__GOAL__: Exactly retype the lines from the top of the data through the line containing "import * as", leaving out every picture.

__STORED DATA__:
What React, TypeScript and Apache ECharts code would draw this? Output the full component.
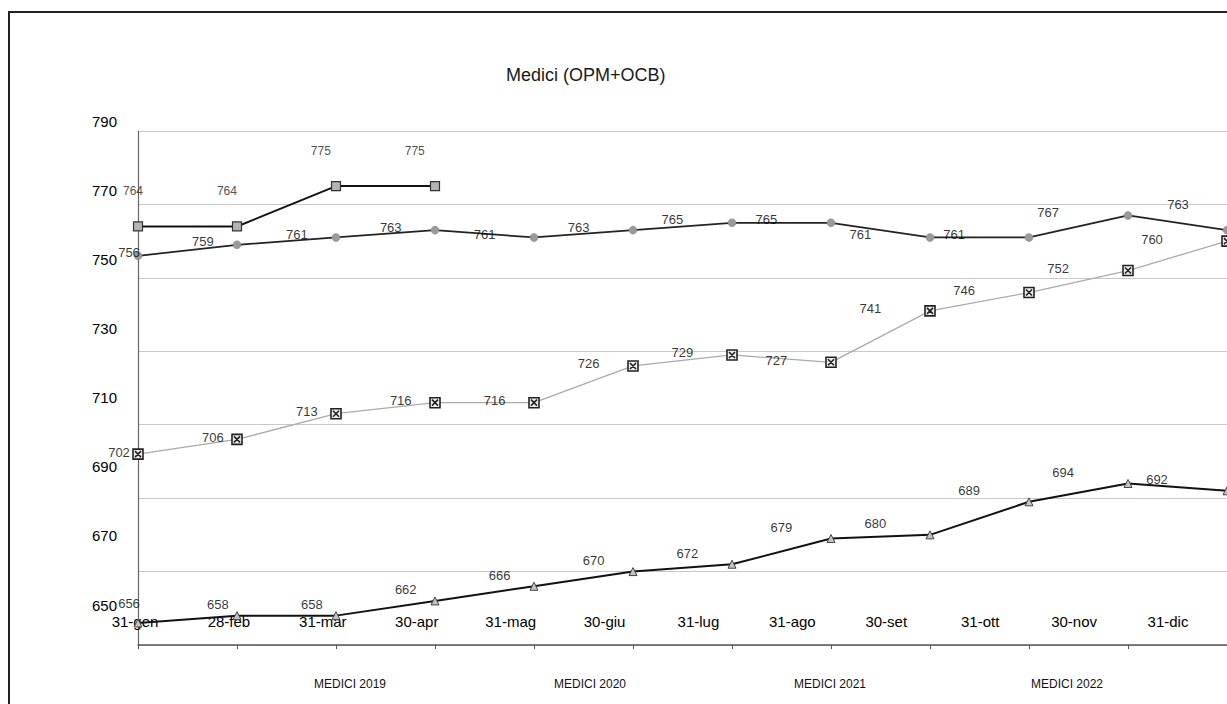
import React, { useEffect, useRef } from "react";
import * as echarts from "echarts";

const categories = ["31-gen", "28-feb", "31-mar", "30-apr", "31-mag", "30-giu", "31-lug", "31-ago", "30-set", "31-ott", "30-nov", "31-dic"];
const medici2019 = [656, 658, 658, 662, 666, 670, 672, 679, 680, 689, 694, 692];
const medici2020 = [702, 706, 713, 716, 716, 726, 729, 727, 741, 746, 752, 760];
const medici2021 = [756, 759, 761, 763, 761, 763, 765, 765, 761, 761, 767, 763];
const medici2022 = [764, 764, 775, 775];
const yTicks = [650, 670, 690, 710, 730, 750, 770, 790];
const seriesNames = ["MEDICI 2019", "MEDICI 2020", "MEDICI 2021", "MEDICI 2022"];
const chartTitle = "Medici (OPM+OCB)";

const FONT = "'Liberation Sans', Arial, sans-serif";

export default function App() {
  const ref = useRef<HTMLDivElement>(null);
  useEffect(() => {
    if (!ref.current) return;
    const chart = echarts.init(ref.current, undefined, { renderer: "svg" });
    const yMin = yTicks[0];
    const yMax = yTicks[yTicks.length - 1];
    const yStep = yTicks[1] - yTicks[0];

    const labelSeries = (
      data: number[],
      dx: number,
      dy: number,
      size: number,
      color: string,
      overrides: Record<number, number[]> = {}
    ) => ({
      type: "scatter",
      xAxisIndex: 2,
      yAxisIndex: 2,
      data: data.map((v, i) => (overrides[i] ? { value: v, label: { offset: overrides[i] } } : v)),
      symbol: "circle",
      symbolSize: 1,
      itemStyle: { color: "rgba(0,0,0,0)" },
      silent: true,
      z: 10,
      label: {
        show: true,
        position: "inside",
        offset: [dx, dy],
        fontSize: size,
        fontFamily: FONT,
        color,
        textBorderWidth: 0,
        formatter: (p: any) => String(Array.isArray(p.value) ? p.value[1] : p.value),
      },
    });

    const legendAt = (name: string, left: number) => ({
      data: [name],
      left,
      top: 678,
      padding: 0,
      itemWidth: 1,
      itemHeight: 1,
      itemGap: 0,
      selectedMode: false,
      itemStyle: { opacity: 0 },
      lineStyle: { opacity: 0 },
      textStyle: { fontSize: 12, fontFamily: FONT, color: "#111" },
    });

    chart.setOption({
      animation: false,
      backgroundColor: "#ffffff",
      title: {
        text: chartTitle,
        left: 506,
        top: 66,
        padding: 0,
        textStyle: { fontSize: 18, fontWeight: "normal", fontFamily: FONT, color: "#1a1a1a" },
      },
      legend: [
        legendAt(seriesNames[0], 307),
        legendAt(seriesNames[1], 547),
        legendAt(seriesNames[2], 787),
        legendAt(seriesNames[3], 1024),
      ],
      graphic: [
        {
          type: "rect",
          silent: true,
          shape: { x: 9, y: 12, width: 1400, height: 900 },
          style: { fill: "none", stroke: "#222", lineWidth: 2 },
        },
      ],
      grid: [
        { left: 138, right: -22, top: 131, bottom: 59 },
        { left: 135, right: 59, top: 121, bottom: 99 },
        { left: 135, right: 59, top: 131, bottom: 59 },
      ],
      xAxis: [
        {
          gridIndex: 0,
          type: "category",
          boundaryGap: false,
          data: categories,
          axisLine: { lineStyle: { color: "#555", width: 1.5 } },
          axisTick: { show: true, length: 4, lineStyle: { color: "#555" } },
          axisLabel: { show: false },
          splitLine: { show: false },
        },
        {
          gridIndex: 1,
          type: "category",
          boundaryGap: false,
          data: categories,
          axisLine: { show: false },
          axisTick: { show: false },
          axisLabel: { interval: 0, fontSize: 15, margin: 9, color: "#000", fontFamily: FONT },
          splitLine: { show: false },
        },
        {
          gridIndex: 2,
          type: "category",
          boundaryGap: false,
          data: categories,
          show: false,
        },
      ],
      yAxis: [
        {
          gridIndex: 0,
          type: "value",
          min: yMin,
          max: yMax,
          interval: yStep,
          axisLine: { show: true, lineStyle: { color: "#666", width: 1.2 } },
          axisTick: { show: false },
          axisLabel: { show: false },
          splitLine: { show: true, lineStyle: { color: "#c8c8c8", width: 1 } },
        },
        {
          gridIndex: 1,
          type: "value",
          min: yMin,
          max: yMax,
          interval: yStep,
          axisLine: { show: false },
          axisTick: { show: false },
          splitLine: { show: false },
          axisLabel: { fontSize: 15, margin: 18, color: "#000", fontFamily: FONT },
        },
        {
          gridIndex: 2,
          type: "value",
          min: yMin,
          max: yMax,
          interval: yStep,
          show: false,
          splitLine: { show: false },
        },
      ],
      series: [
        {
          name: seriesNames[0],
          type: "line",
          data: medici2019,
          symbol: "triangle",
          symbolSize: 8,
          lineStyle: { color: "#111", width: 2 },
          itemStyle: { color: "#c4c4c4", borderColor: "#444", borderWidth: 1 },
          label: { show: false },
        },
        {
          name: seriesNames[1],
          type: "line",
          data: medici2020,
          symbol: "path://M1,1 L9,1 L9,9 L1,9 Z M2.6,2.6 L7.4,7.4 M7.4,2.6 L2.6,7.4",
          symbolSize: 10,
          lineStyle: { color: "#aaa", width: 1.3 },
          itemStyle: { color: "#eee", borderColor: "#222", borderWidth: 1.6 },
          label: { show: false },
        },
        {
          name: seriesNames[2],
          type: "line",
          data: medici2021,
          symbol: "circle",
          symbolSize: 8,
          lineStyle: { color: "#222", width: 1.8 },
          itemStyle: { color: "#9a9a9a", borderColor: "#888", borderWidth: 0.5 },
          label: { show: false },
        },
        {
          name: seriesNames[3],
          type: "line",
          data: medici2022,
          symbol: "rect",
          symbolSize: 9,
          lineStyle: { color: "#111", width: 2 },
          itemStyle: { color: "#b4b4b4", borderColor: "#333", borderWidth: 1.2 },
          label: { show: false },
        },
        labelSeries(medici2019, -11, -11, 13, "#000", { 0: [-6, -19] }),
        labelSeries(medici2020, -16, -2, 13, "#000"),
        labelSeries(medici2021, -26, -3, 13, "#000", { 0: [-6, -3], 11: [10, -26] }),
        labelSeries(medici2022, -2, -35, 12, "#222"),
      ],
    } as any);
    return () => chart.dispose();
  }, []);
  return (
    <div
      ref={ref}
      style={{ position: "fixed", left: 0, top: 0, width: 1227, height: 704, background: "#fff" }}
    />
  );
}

__OUTPUT__:
What React, TypeScript and Apache ECharts code would draw this? Output the full component.
import React, { useEffect, useRef } from "react";
import * as echarts from "echarts";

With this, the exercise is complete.